The key recommendation is for a drastic cut in the assessment and recording workload, reducing the grip that NVQ-style skills testing has had on general national vocational qualifications.

But schools and colleges are unlikely to feel the benefits for 18 months to two years, as the National Council for Vocational Qualifications is to set up working parties to analyse each of the 19 recommendations. It will then introduce new pilot programmes to test the proposed reforms.

The council is clearly cautious since it has expressed concern that the problems of assessment, the burdensome bureaucracy and complex jargon - all criticised in the report - have resulted from the GNVQ taking off too quickly.

Around 185,000 school and college students signed up for GNVQs last year, and recruitment is expected to top 250,000 this year, despite the council warnings that the popularity could make the necessary monitoring unwieldy.

But the choice of gradual reform has none the less angered heads and principals. John Dunford, president of the Secondary Heads Association, told The TES: “This report has cut a swath through the unreasonable bureaucratic demands of GNVQ assessment. We want to speed up the implementation of this report, not slow it down. I believe this can be done without sacrificing the rigour.”

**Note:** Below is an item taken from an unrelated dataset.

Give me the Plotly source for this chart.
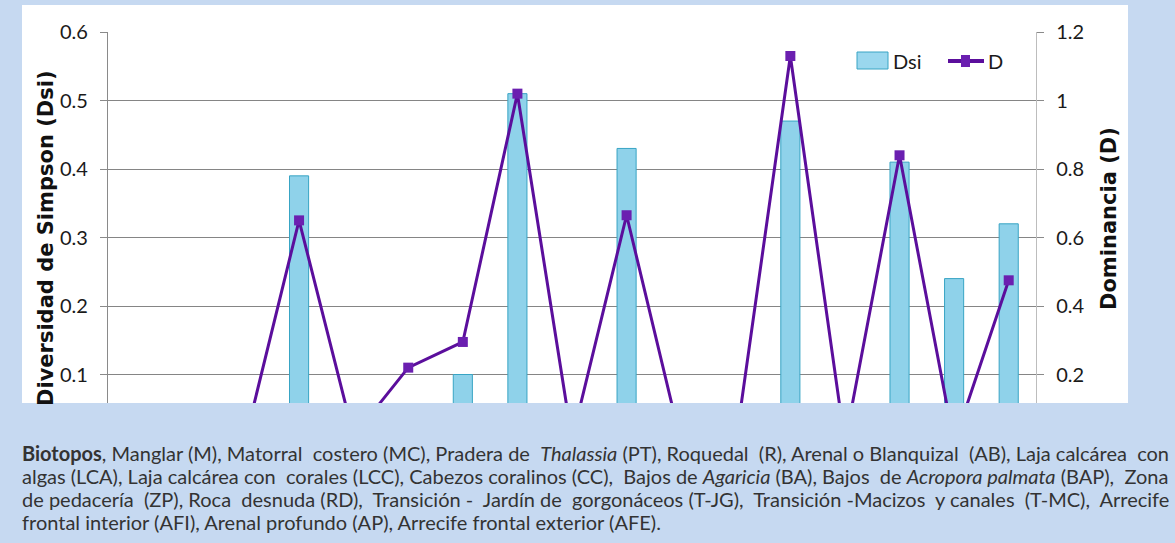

A warning against too long a delay has come from the chairman of the inquiry committee, John Capey, principal of Exeter College. “Remember what Nick Tate, chief executive of the School Curriculum and Assessment Authority, said about the need to slim the national curriculum.

“He said that the failure to take the volume of opinion seriously, and to act on it fast enough, had increased the burdens on schools. We have to take the volume of evidence seriously now.”

That evidence presents a major fillip for the NCVQ at one level, since it overwhelmingly supports GNVQs. There is also extensive commitment from schools and colleges.

John Hillier, chief executive of the council, said: “We all understand that there is some room for improvement, but this can only be seen as an outstanding achievement for a qualification that has only been around for three years. ”

More than 400 responses were received in the five-month inquiry, commissioned by the NCVQ. They called for a simplification of assessment and recording, improvements in the grading schemes and removal of the jargon which was alienating students and teachers.

The review group was impressed by the “positive attitudes” of students and teachers towards the philosophy of GNVQs. But there were numerous complaints about the lack of guidance to the assessment centres, and the inadequate spread of good models of practice to schools and colleges.

The report calls for a shift from element-based to unit-based assessment. There are hundreds of elements but only 12 units for an advanced GNVQ, so the cut in workloads would be substantial. It backs the call for a more flexible pick-and-mix 16-plus curriculum along Dearing lines.

The NCVQ and SCAA are confident that changes can be introduced gradually without hampering the wider urgent reforms of the post-14 curriculum to include the GNVQ Part I as a vocational option.

But school and college heads are seeking more than this. Mr Dunford said: “We expect this to lead to a single code of practice for all advanced-level assessment, both A-levels and GNVQs, and to bring us back to the point where the curriculum leads assessment, and not vice versa.”